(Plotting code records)
-------------------------
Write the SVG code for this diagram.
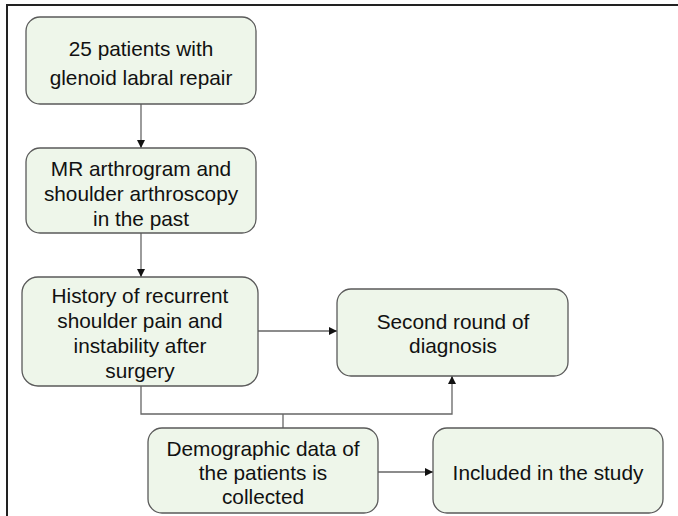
<svg xmlns="http://www.w3.org/2000/svg" width="678" height="516" viewBox="0 0 678 516">
<style>
.box{fill:#eef6ea;stroke:#5a5a5a;stroke-width:1.3}
.t{font-family:"Liberation Sans",Arial,sans-serif;font-size:20.8px;fill:#111;text-anchor:middle;dominant-baseline:central}
.c{fill:none;stroke:#666;stroke-width:1.3}
</style>
<defs>
<marker id="ah" viewBox="0 0 10 10" refX="10" refY="5" markerWidth="8" markerHeight="8" markerUnits="userSpaceOnUse" orient="auto">
<path d="M0,0 L10,5 L0,10 z" fill="#111"/>
</marker>
</defs>
<rect width="678" height="516" fill="#fff"/>
<path d="M7,516 V5 H678" fill="none" stroke="#222" stroke-width="2"/>
<g id="connectors">
<path class="c" d="M141,104 V148" marker-end="url(#ah)"/>
<path class="c" d="M141,233 V277" marker-end="url(#ah)"/>
<path class="c" d="M258,331 H337" marker-end="url(#ah)"/>
<path class="c" d="M141,386 V414 H452 V376" marker-end="url(#ah)"/>
<path class="c" d="M283,414 V428"/>
<path class="c" d="M378,472 H433" marker-end="url(#ah)"/>
</g>
<g id="n1">
<rect class="box" x="26" y="17" width="230" height="87" rx="14"/>
<text class="t" x="141" y="48">25 patients with</text>
<text class="t" x="141" y="77">glenoid labral repair</text>
</g>
<g id="n2">
<rect class="box" x="26" y="148" width="230" height="85" rx="14"/>
<text class="t" x="141" y="168">MR arthrogram and</text>
<text class="t" x="141" y="193">shoulder arthroscopy</text>
<text class="t" x="141" y="218">in the past</text>
</g>
<g id="n3">
<rect class="box" x="22" y="277" width="236" height="109" rx="16"/>
<text class="t" x="140" y="295">History of recurrent</text>
<text class="t" x="140" y="320">shoulder pain and</text>
<text class="t" x="140" y="345">instability after</text>
<text class="t" x="140" y="370">surgery</text>
</g>
<g id="n4">
<rect class="box" x="337" y="289" width="231" height="87" rx="14"/>
<text class="t" x="453" y="321">Second round of</text>
<text class="t" x="453" y="345">diagnosis</text>
</g>
<g id="n5">
<rect class="box" x="148" y="428" width="230" height="85" rx="14"/>
<text class="t" x="263" y="448">Demographic data of</text>
<text class="t" x="263" y="472">the patients is</text>
<text class="t" x="263" y="496">collected</text>
</g>
<g id="n6">
<rect class="box" x="433" y="428" width="230" height="85" rx="14"/>
<text class="t" x="548" y="472">Included in the study</text>
</g>
</svg>
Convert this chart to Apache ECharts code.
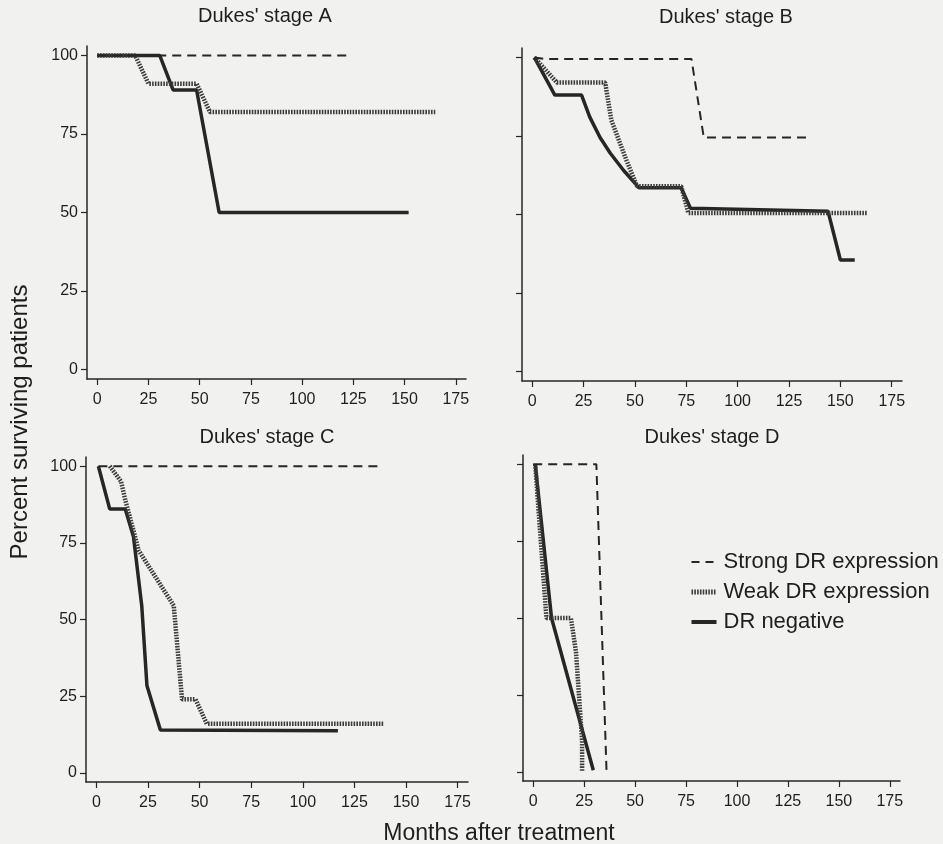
-------------------------
→ Your objective: Your copy should match the records word for word, with the pictures removed.

→ Reply:
Write the SVG code for this diagram.
<svg xmlns="http://www.w3.org/2000/svg" width="678" height="516" viewBox="0 0 678 516">
<style>
.box{fill:#eef6ea;stroke:#5a5a5a;stroke-width:1.3}
.t{font-family:"Liberation Sans",Arial,sans-serif;font-size:20.8px;fill:#111;text-anchor:middle;dominant-baseline:central}
.c{fill:none;stroke:#666;stroke-width:1.3}
</style>
<defs>
<marker id="ah" viewBox="0 0 10 10" refX="10" refY="5" markerWidth="8" markerHeight="8" markerUnits="userSpaceOnUse" orient="auto">
<path d="M0,0 L10,5 L0,10 z" fill="#111"/>
</marker>
</defs>
<rect width="678" height="516" fill="#fff"/>
<path d="M7,516 V5 H678" fill="none" stroke="#222" stroke-width="2"/>
<g id="connectors">
<path class="c" d="M141,104 V148" marker-end="url(#ah)"/>
<path class="c" d="M141,233 V277" marker-end="url(#ah)"/>
<path class="c" d="M258,331 H337" marker-end="url(#ah)"/>
<path class="c" d="M141,386 V414 H452 V376" marker-end="url(#ah)"/>
<path class="c" d="M283,414 V428"/>
<path class="c" d="M378,472 H433" marker-end="url(#ah)"/>
</g>
<g id="n1">
<rect class="box" x="26" y="17" width="230" height="87" rx="14"/>
<text class="t" x="141" y="48">25 patients with</text>
<text class="t" x="141" y="77">glenoid labral repair</text>
</g>
<g id="n2">
<rect class="box" x="26" y="148" width="230" height="85" rx="14"/>
<text class="t" x="141" y="168">MR arthrogram and</text>
<text class="t" x="141" y="193">shoulder arthroscopy</text>
<text class="t" x="141" y="218">in the past</text>
</g>
<g id="n3">
<rect class="box" x="22" y="277" width="236" height="109" rx="16"/>
<text class="t" x="140" y="295">History of recurrent</text>
<text class="t" x="140" y="320">shoulder pain and</text>
<text class="t" x="140" y="345">instability after</text>
<text class="t" x="140" y="370">surgery</text>
</g>
<g id="n4">
<rect class="box" x="337" y="289" width="231" height="87" rx="14"/>
<text class="t" x="453" y="321">Second round of</text>
<text class="t" x="453" y="345">diagnosis</text>
</g>
<g id="n5">
<rect class="box" x="148" y="428" width="230" height="85" rx="14"/>
<text class="t" x="263" y="448">Demographic data of</text>
<text class="t" x="263" y="472">the patients is</text>
<text class="t" x="263" y="496">collected</text>
</g>
<g id="n6">
<rect class="box" x="433" y="428" width="230" height="85" rx="14"/>
<text class="t" x="548" y="472">Included in the study</text>
</g>
</svg>
Convert this chart to Apache ECharts code.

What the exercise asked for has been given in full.